TransMix: Attend to Mix for Vision Transformers (2111.09833v1)

Abstract: Mixup-based augmentation has been found to be effective for generalizing models during training, especially for Vision Transformers (ViTs) since they can easily overfit. However, previous mixup-based methods have an underlying prior knowledge that the linearly interpolated ratio of targets should be kept the same as the ratio proposed in input interpolation. This may lead to a strange phenomenon that sometimes there is no valid object in the mixed image due to the random process in augmentation but there is still response in the label space. To bridge such gap between the input and label spaces, we propose TransMix, which mixes labels based on the attention maps of Vision Transformers. The confidence of the label will be larger if the corresponding input image is weighted higher by the attention map. TransMix is embarrassingly simple and can be implemented in just a few lines of code without introducing any extra parameters and FLOPs to ViT-based models. Experimental results show that our method can consistently improve various ViT-based models at scales on ImageNet classification. After pre-trained with TransMix on ImageNet, the ViT-based models also demonstrate better transferability to semantic segmentation, object detection and instance segmentation. TransMix also exhibits to be more robust when evaluating on 4 different benchmarks. Code will be made publicly available at https://github.com/Beckschen/TransMix.

• The paper introduces TransMix, a novel method that uses Vision Transformer attention maps to inform label mixing during data augmentation, addressing limitations of traditional mixup approaches.
• TransMix leverages existing attention maps to derive label weights based on the attention paid to mixed regions, requiring no additional parameters or computational resources.
• Experiments show TransMix consistently boosts ViT accuracy on ImageNet and improves transferability and robustness in downstream computer vision tasks.

An Analytical Overview of "TransMix: Attend to Mix for Vision Transformers"

The paper "TransMix: Attend to Mix for Vision Transformers" introduces a novel approach to data augmentation specifically designed for Vision Transformers (ViTs). The primary emphasis of the work is on mitigating the issues arising from traditional mixup-based augmentation methods, which often assume a linear correspondence between input interpolation and label mixing—a premise that may not hold for datasets where images have an uneven distribution of salient objects.

Key Contributions

The authors propose a method called TransMix, which leverages the inherent attention maps generated by Vision Transformers to inform label mixing.
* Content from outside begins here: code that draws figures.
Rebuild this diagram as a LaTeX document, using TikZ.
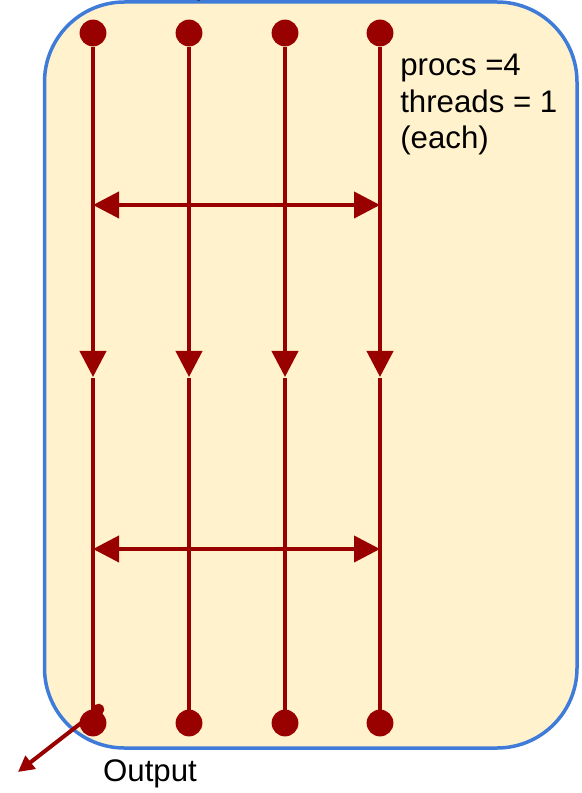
\documentclass[tikz,border=0pt]{standalone}
\usepackage{fontspec}
\setmainfont{Liberation Sans}
\usetikzlibrary{arrows.meta,positioning}
\definecolor{flowred}{HTML}{990000}
\definecolor{panelfill}{HTML}{FFF2CC}
\definecolor{panelblue}{HTML}{3F7BD8}

\begin{document}
\begin{tikzpicture}[
  x=0.025cm,y=-0.025cm,
  font=\fontsize{22.2}{27}\selectfont,
  panel/.style={draw=panelblue,line width=0.0875cm,fill=panelfill,rounded corners=2cm},
  dot/.style={circle,fill=flowred,minimum size=0.67cm,inner sep=0pt},
  flow/.style={draw=flowred,line width=0.1cm},
  tip/.style={-{Triangle[length=0.65cm,width=0.65cm]}},
  both/.style={{Triangle[length=0.65cm,width=0.65cm]}-{Triangle[length=0.65cm,width=0.65cm]}},
  lbl/.style={anchor=base west,inner sep=0pt}
]
\useasboundingbox (0,0) rectangle (581,793);
\draw[panel] (44.5,2) rectangle (577,748);

% label cut by the page edge
\node[anchor=base,inner sep=0pt] (input) at (204,-5) {Input};

% four procs, one line each
\foreach \i/\x in {1/93,2/189,3/285,4/380}{
  \node[dot] (t\i) at (\x,33) {};
  \node[dot] (b\i) at (\x,723) {};
  \coordinate (m\i) at (\x,377);
  \coordinate (n\i) at (\x,378);
  \draw[flow,tip] (t\i) -- (m\i);
  \draw[flow] (n\i) -- (b\i.center);
}

% exchanges between first and last proc
\coordinate (xa) at (93,205);
\coordinate (xb) at (380,205);
\coordinate (ya) at (93,549);
\coordinate (yb) at (380,549);
\draw[flow,both] (xa) -- (xb);
\draw[flow,both] (ya) -- (yb);

\node[lbl] (info1) at (400,76) {procs =4};
\node[lbl] (info2) at (400,113) {threads = 1};
\node[lbl] (info3) at (400,149) {(each)};

% result leaves from proc 1
\coordinate (outs) at (103,706);
\coordinate (oute) at (18,772);
\draw[flow,{Circle[length=0.28cm]}-{Triangle[length=0.4cm,width=0.4cm]}] (outs) -- (oute);
\node[anchor=base,inner sep=0pt] (output) at (150,781) {Output};
\end{tikzpicture}
\end{document}
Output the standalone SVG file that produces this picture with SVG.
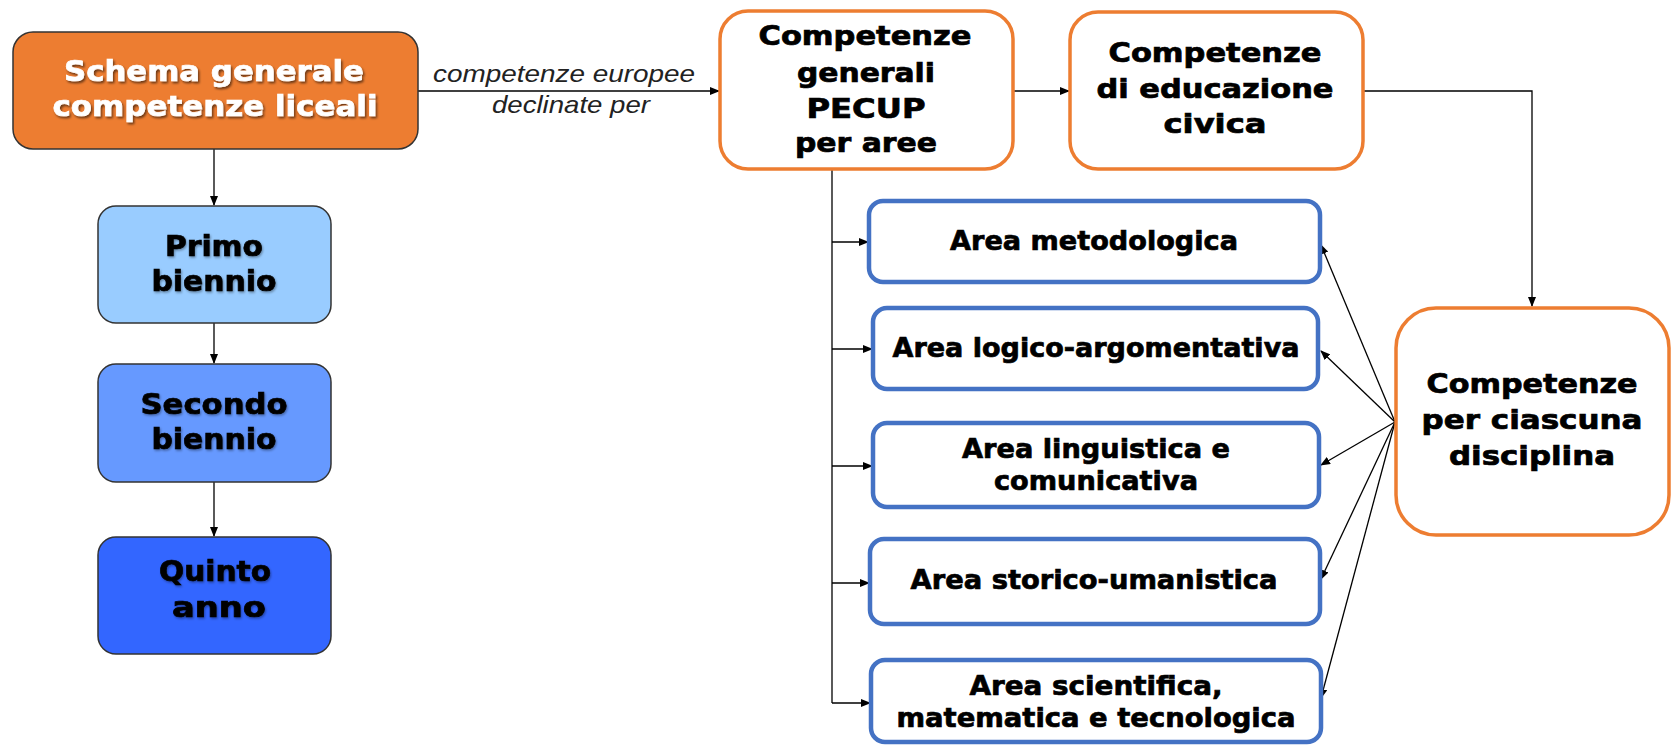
<svg xmlns="http://www.w3.org/2000/svg" width="1671" height="746" viewBox="0 0 1671 746">
<style>
.t{font-family:"DejaVu Sans","Liberation Sans",sans-serif;font-weight:bold;fill:#000;stroke:#000;stroke-width:0.7;text-anchor:middle}
.w{fill:#fff;stroke:#fff}
.lbl{font-family:"Liberation Sans",Arial,sans-serif;font-style:italic;font-size:24px;fill:#222;text-anchor:middle}
.or{fill:#fff;stroke:#ED7D31;stroke-width:3.5}
.bl{fill:#fff;stroke:#4472C4;stroke-width:4.5}
.lv{stroke:#333;stroke-width:1.5}
.c{fill:none;stroke:#000;stroke-width:1.3}
</style>
<defs>
<marker id="ah" markerWidth="10" markerHeight="8" refX="9" refY="4" orient="auto" markerUnits="userSpaceOnUse">
<path d="M0,0 L10,4 L0,8 z" fill="#000"/>
</marker>
<filter id="sh" x="-10%" y="-20%" width="120%" height="150%">
<feDropShadow dx="1.5" dy="2" stdDeviation="1" flood-color="#000" flood-opacity="0.55"/>
</filter>
<filter id="sh2" x="-10%" y="-20%" width="120%" height="150%">
<feDropShadow dx="1" dy="1.5" stdDeviation="1" flood-color="#000" flood-opacity="0.35"/>
</filter>
</defs>

<g id="connectors">
<line class="c" x1="418" y1="91" x2="719" y2="91" marker-end="url(#ah)"/>
<line class="c" x1="214" y1="149" x2="214" y2="205" marker-end="url(#ah)"/>
<line class="c" x1="214" y1="323" x2="214" y2="363" marker-end="url(#ah)"/>
<line class="c" x1="214" y1="482" x2="214" y2="536" marker-end="url(#ah)"/>
<line class="c" x1="1013" y1="91" x2="1069" y2="91" marker-end="url(#ah)"/>
<polyline class="c" points="1363,91 1532,91 1532,306" marker-end="url(#ah)"/>
<line class="c" x1="832" y1="170" x2="832" y2="703"/>
<line class="c" x1="832" y1="242" x2="868" y2="242" marker-end="url(#ah)"/>
<line class="c" x1="832" y1="349" x2="872" y2="349" marker-end="url(#ah)"/>
<line class="c" x1="832" y1="466" x2="872" y2="466" marker-end="url(#ah)"/>
<line class="c" x1="832" y1="583" x2="869" y2="583" marker-end="url(#ah)"/>
<line class="c" x1="832" y1="703" x2="870" y2="703" marker-end="url(#ah)"/>
<line class="c" x1="1395" y1="422" x2="1321" y2="245" marker-end="url(#ah)"/>
<line class="c" x1="1395" y1="422" x2="1321" y2="351" marker-end="url(#ah)"/>
<line class="c" x1="1395" y1="422" x2="1321" y2="465" marker-end="url(#ah)"/>
<line class="c" x1="1395" y1="422" x2="1321" y2="579" marker-end="url(#ah)"/>
<line class="c" x1="1395" y1="422" x2="1321" y2="698" marker-end="url(#ah)"/>
<text class="lbl" x="564" y="82" textLength="262" lengthAdjust="spacingAndGlyphs">competenze europee</text>
<text class="lbl" x="571" y="113" textLength="158" lengthAdjust="spacingAndGlyphs">declinate per</text>
</g>

<g id="schema">
<rect x="13" y="32" width="405" height="117" rx="20" fill="#ED7D31" stroke="#333" stroke-width="1.5"/>
<g filter="url(#sh)">
<text class="t w" x="214" y="81" font-size="29" textLength="300" lengthAdjust="spacingAndGlyphs">Schema generale</text>
<text class="t w" x="215" y="116" font-size="29" textLength="325" lengthAdjust="spacingAndGlyphs">competenze liceali</text>
</g>
</g>

<g id="primo">
<rect x="98" y="206" width="233" height="117" rx="18" fill="#99CCFF" class="lv"/>
<g filter="url(#sh2)">
<text class="t" x="214" y="256" font-size="28" textLength="98" lengthAdjust="spacingAndGlyphs">Primo</text>
<text class="t" x="214" y="291" font-size="28" textLength="125" lengthAdjust="spacingAndGlyphs">biennio</text>
</g>
</g>

<g id="secondo">
<rect x="98" y="364" width="233" height="118" rx="18" fill="#6699FF" class="lv"/>
<g filter="url(#sh2)">
<text class="t" x="214" y="414" font-size="28" textLength="147" lengthAdjust="spacingAndGlyphs">Secondo</text>
<text class="t" x="214" y="449" font-size="28" textLength="125" lengthAdjust="spacingAndGlyphs">biennio</text>
</g>
</g>

<g id="quinto">
<rect x="98" y="537" width="233" height="117" rx="18" fill="#3366FF" class="lv"/>
<g filter="url(#sh2)">
<text class="t" x="215" y="581" font-size="28" textLength="112" lengthAdjust="spacingAndGlyphs">Quinto</text>
<text class="t" x="219" y="617" font-size="28" textLength="94" lengthAdjust="spacingAndGlyphs">anno</text>
</g>
</g>

<g id="generali">
<rect class="or" x="720" y="11" width="293" height="158" rx="28"/>
<text class="t" x="865" y="45" font-size="26" textLength="213" lengthAdjust="spacingAndGlyphs">Competenze</text>
<text class="t" x="866" y="82" font-size="26" textLength="138" lengthAdjust="spacingAndGlyphs">generali</text>
<text class="t" x="866" y="118" font-size="26" textLength="119" lengthAdjust="spacingAndGlyphs">PECUP</text>
<text class="t" x="866" y="152" font-size="26" textLength="142" lengthAdjust="spacingAndGlyphs">per aree</text>
</g>

<g id="civica">
<rect class="or" x="1070" y="12" width="293" height="157" rx="28"/>
<text class="t" x="1215" y="62" font-size="26" textLength="213" lengthAdjust="spacingAndGlyphs">Competenze</text>
<text class="t" x="1215" y="98" font-size="26" textLength="237" lengthAdjust="spacingAndGlyphs">di educazione</text>
<text class="t" x="1215" y="133" font-size="26" textLength="103" lengthAdjust="spacingAndGlyphs">civica</text>
</g>

<g id="metodologica">
<rect class="bl" x="869" y="201" width="451" height="81" rx="14"/>
<text class="t" x="1094" y="250" font-size="27" textLength="288" lengthAdjust="spacingAndGlyphs">Area metodologica</text>
</g>

<g id="logico">
<rect class="bl" x="873" y="308" width="445" height="81" rx="14"/>
<text class="t" x="1096" y="357" font-size="27" textLength="407" lengthAdjust="spacingAndGlyphs">Area logico-argomentativa</text>
</g>

<g id="linguistica">
<rect class="bl" x="873" y="423" width="446" height="84" rx="14"/>
<text class="t" x="1096" y="458" font-size="27" textLength="268" lengthAdjust="spacingAndGlyphs">Area linguistica e</text>
<text class="t" x="1096" y="490" font-size="27" textLength="204" lengthAdjust="spacingAndGlyphs">comunicativa</text>
</g>

<g id="storico">
<rect class="bl" x="870" y="539" width="450" height="85" rx="14"/>
<text class="t" x="1094" y="589" font-size="27" textLength="367" lengthAdjust="spacingAndGlyphs">Area storico-umanistica</text>
</g>

<g id="scientifica">
<rect class="bl" x="871" y="660" width="450" height="82" rx="14"/>
<text class="t" x="1096" y="695" font-size="27" textLength="253" lengthAdjust="spacingAndGlyphs">Area scientifica,</text>
<text class="t" x="1096" y="727" font-size="27" textLength="399" lengthAdjust="spacingAndGlyphs">matematica e tecnologica</text>
</g>

<g id="disciplina">
<rect class="or" x="1396" y="308" width="273" height="227" rx="40"/>
<text class="t" x="1532" y="393" font-size="26" textLength="211" lengthAdjust="spacingAndGlyphs">Competenze</text>
<text class="t" x="1532" y="429" font-size="26" textLength="221" lengthAdjust="spacingAndGlyphs">per ciascuna</text>
<text class="t" x="1532" y="465" font-size="26" textLength="166" lengthAdjust="spacingAndGlyphs">disciplina</text>
</g>
</svg>
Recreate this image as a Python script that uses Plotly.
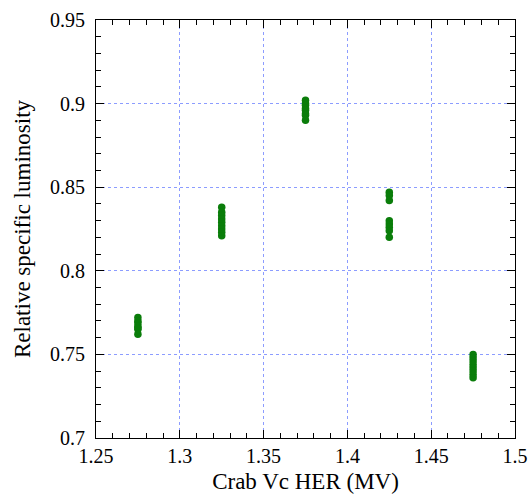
import plotly.graph_objects as go

x_levels = [1.275, 1.325, 1.375, 1.425, 1.475]
lum_1275 = [0.772, 0.770, 0.769, 0.767, 0.766, 0.765, 0.762]
lum_1325 = [0.838, 0.835, 0.833, 0.831, 0.829, 0.827, 0.825, 0.823, 0.821]
lum_1375 = [0.902, 0.900, 0.899, 0.897, 0.896, 0.894, 0.893, 0.890]
lum_1425 = [0.847, 0.845, 0.842, 0.830, 0.828, 0.826, 0.824, 0.820]
lum_1475 = [0.750, 0.748, 0.746, 0.744, 0.742, 0.740, 0.738, 0.736]
groups = [lum_1275, lum_1325, lum_1375, lum_1425, lum_1475]

x_ticks = [1.25, 1.3, 1.35, 1.4, 1.45, 1.5]
x_ticktext = ["1.25", "1.3", "1.35", "1.4", "1.45", "1.5"]
y_ticks = [0.7, 0.75, 0.8, 0.85, 0.9, 0.95]
y_ticktext = ["0.7", "0.75", "0.8", "0.85", "0.9", "0.95"]

# minor tick positions (every 0.01, excluding major positions)
x_minor = [k / 100 for k in range(125, 151) if k % 5 != 0]
y_minor = [k / 100 for k in range(70, 96) if k % 5 != 0]

xs, ys = [], []
for xv, g in zip(x_levels, groups):
    xs += [xv] * len(g)
    ys += g

fig = go.Figure(go.Scatter(
    x=xs, y=ys, mode="markers",
    marker=dict(color="#0a7d0a", size=7.5, line=dict(width=0)),
    showlegend=False,
))

font = "Liberation Serif, Times New Roman, serif"
axis_common = dict(
    showline=True, linecolor="black", linewidth=1, mirror="ticks",
    ticks="inside", ticklen=8, tickcolor="black", tickwidth=1,
    showgrid=True, gridcolor="#8c9cff", griddash="dot", gridwidth=1,
    zeroline=False, automargin=False,
    tickfont=dict(family=font, size=20, color="black"),
)

fig.update_xaxes(
    range=[1.25, 1.5], tickvals=x_ticks, ticktext=x_ticktext,
    minor=dict(tickvals=x_minor, ticks="inside", ticklen=5, tickcolor="black", showgrid=False),
    title=dict(text="Crab Vc HER (MV)", font=dict(family=font, size=23, color="black"), standoff=6),
    **axis_common,
)
fig.update_yaxes(
    range=[0.7, 0.95], tickvals=y_ticks, ticktext=y_ticktext, ticklabelstandoff=6,
    minor=dict(tickvals=y_minor, ticks="inside", ticklen=5, tickcolor="black", showgrid=False),
    title=dict(text="Relative specific luminosity", font=dict(family=font, size=23, color="black"), standoff=12),
    **axis_common,
)

fig.update_layout(
    width=529, height=494,
    margin=dict(l=96, r=14, t=20, b=56),
    plot_bgcolor="white", paper_bgcolor="white",
)

fig.write_html("out.html")
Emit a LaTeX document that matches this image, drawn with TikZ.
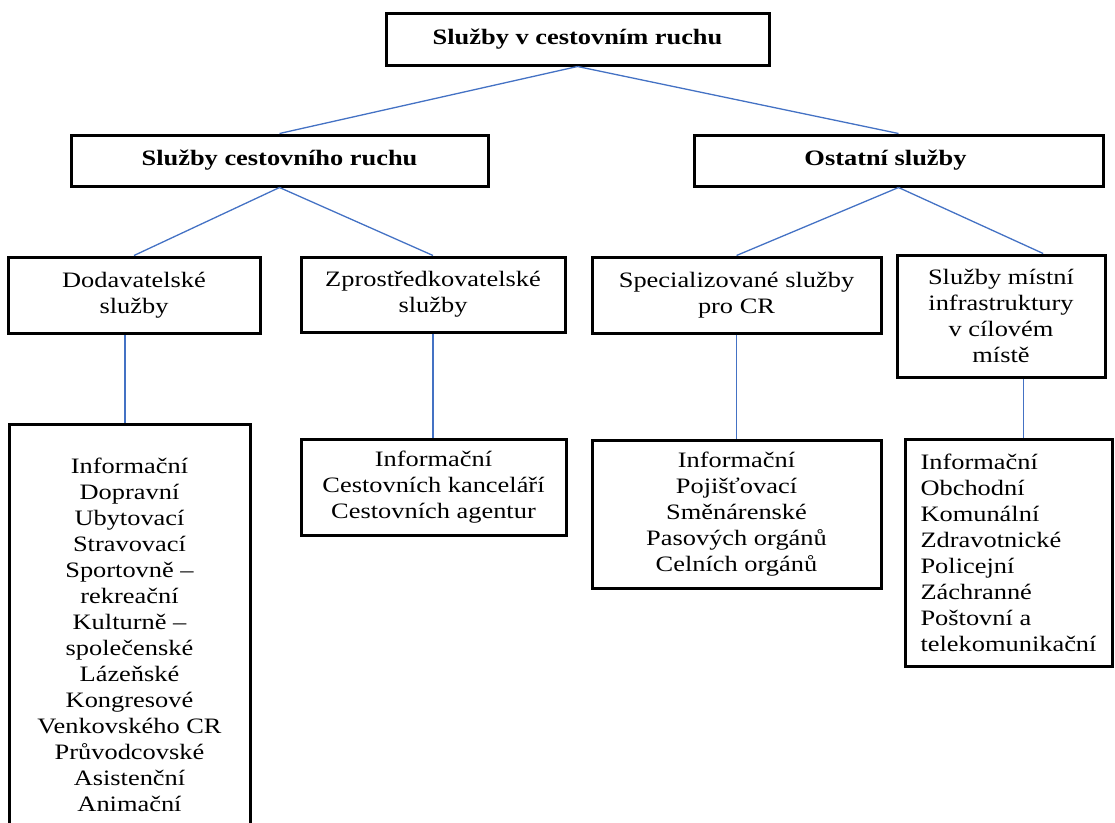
\documentclass[tikz,border=0pt]{standalone}
\usepackage{fontspec}
\setmainfont[FakeStretch=1.2]{Liberation Serif}
\usepackage{xcolor}
\usepackage{tikz}
\definecolor{linkblue}{RGB}{68, 114, 196}

\begin{document}
\begin{tikzpicture}[x=1pt, y=-1pt,
  box/.style={draw, line width=3pt, align=center, inner sep=0pt,
    font=\fontsize{22}{26}\selectfont},
  head/.style={box, font=\fontsize{22}{26}\selectfont\bfseries},
  link/.style={linkblue, line width=1.3pt}]
\useasboundingbox (0,0) rectangle (1115,822);
\clip (0,0) rectangle (1115,822);

\node[head, minimum width=383pt, minimum height=52pt] (root) at (577.5,39) {Služby v cestovním ruchu};
\node[head, minimum width=417pt, minimum height=51pt] (tour) at (279.5,160.5) {Služby cestovního ruchu};
\node[head, minimum width=409pt, minimum height=51pt] (other) at (898.5,160.5) {Ostatní služby\hspace*{26pt}};

\node[box, minimum width=252pt, minimum height=76pt] (supply) at (134,295) {Dodavatelské\\služby};
\node[box, minimum width=264pt, minimum height=75pt] (agency) at (433,294.5) {Zprostředkovatelské\\služby};
\node[box, minimum width=289pt, minimum height=76pt] (special) at (736.5,295) {Specializované služby\\pro CR};
\node[box, minimum width=208pt, minimum height=122pt] (local) at (1001,316) {Služby místní\\infrastruktury\\v cílovém\\místě};

\node[box, minimum width=241pt, minimum height=422pt] (supplylist) at (129.5,635) {Informační\\Dopravní\\Ubytovací\\Stravovací\\Sportovně –\\rekreační\\Kulturně –\\společenské\\Lázeňské\\Kongresové\\Venkovského CR\\Průvodcovské\\Asistenční\\Animační};
\node[box, minimum width=265pt, minimum height=96pt] (agencylist) at (433.5,487) {Informační\\Cestovních kanceláří\\Cestovních agentur};
\node[box, minimum width=289pt, minimum height=148pt] (speciallist) at (736.5,514) {Informační\\Pojišťovací\\Směnárenské\\Pasových orgánů\\Celních orgánů};
\node[box, align=left, minimum width=207pt, minimum height=227pt] (locallist) at (1008.5,552.5) {Informační\\Obchodní\\Komunální\\Zdravotnické\\Policejní\\Záchranné\\Poštovní a\\telekomunikační};

\draw[link] (root.south) -- (tour.north);
\draw[link] (root.south) -- (other.north);
\draw[link] (tour.south) -- (supply.north);
\draw[link] (tour.south) -- (agency.north);
\draw[link] (other.south) -- (special.north);
\draw[link] (other.south) -- (local.56);
\draw[link] (supplylist.north -| 125,0) -- (supply.south -| 125,0);
\draw[link] (agency.south) -- (agency.south |- agencylist.north);
\draw[link] (special.south) -- (special.south |- speciallist.north);
\draw[link] (local.-70) -- (local.-70 |- locallist.north);
\end{tikzpicture}
\end{document}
This approach aims to improve label assignment by weighing labels according to the attention paid by the model to different image regions, thus addressing the problem of mismatch between input space and label space. This technique enhances model generalization without increasing model complexity or computational overhead.

Methodology

1. Vision Transformers and Mixup-based Augmentation:
   • Vision Transformers, influenced by their success in NLP, have made notable inroads in computer vision tasks. The architecture, however, is prone to overfitting.
   • Mixup-based augmentations (e.g., Mixup, CutMix) have been effective at improving generalization. These techniques, however, uniformly interpolate between labels based on pixel mixing, potentially ignoring context or importance.
2. TransMix Approach:
   • TransMix assigns label weights based on an attention map derived from ViTs. Specifically, the sum of the attention weights of mixed regions informs the label mixing coefficient, thereby offering a more context-aware label interpolation.
   • By using an existing attention map, this method requires no additional parameters or computational resources, which is a significant advantage in scalable deployment.

Experimental Findings

The experimentation conducted comprehensively demonstrates the effectiveness of TransMix across diverse transformer models such as DeiT, XCiT, and PVT. Key findings include:

• Performance on ImageNet: Across various ViT architectures, TransMix consistently boosts top-1 accuracy by up to 0.9%, compared to traditional augmentation baselines.
• Transferability: TransMix-pretrained models exhibit superior performance in downstream tasks like image segmentation, object detection, and instance segmentation. These results suggest that models trained with TransMix on ImageNet generalize better to other vision tasks.
• Robustness: The paper evaluates model robustness under occlusion and adversarial example setups. TransMix-enhanced models demonstrate improved resilience compared to conventional training regimes.

Implications and Future Work

The implications of TransMix are both practical and theoretical. Practically, it provides a simple yet effective augmentation technique that can be immediately applied within existing ViT pipelines, optimizing their performance without additional training costs or architectural changes. Theoretically, it explores the underutilized potential of attention maps for label adjustment, paving the way for future research on adaptive label mixing methodologies.

Possible directions for future work include adapting TransMix for transformer variants without class tokens, where integrating class attention might require architectural changes. Further exploration into the synergy between self-attention mechanisms and data augmentation could yield additional insights into enhancing model robustness and effectiveness across varied tasks.

Overall, this paper offers valuable insights into the improvement of data augmentation techniques for vision transformers, laying the groundwork for subsequent advances in the field of computer vision.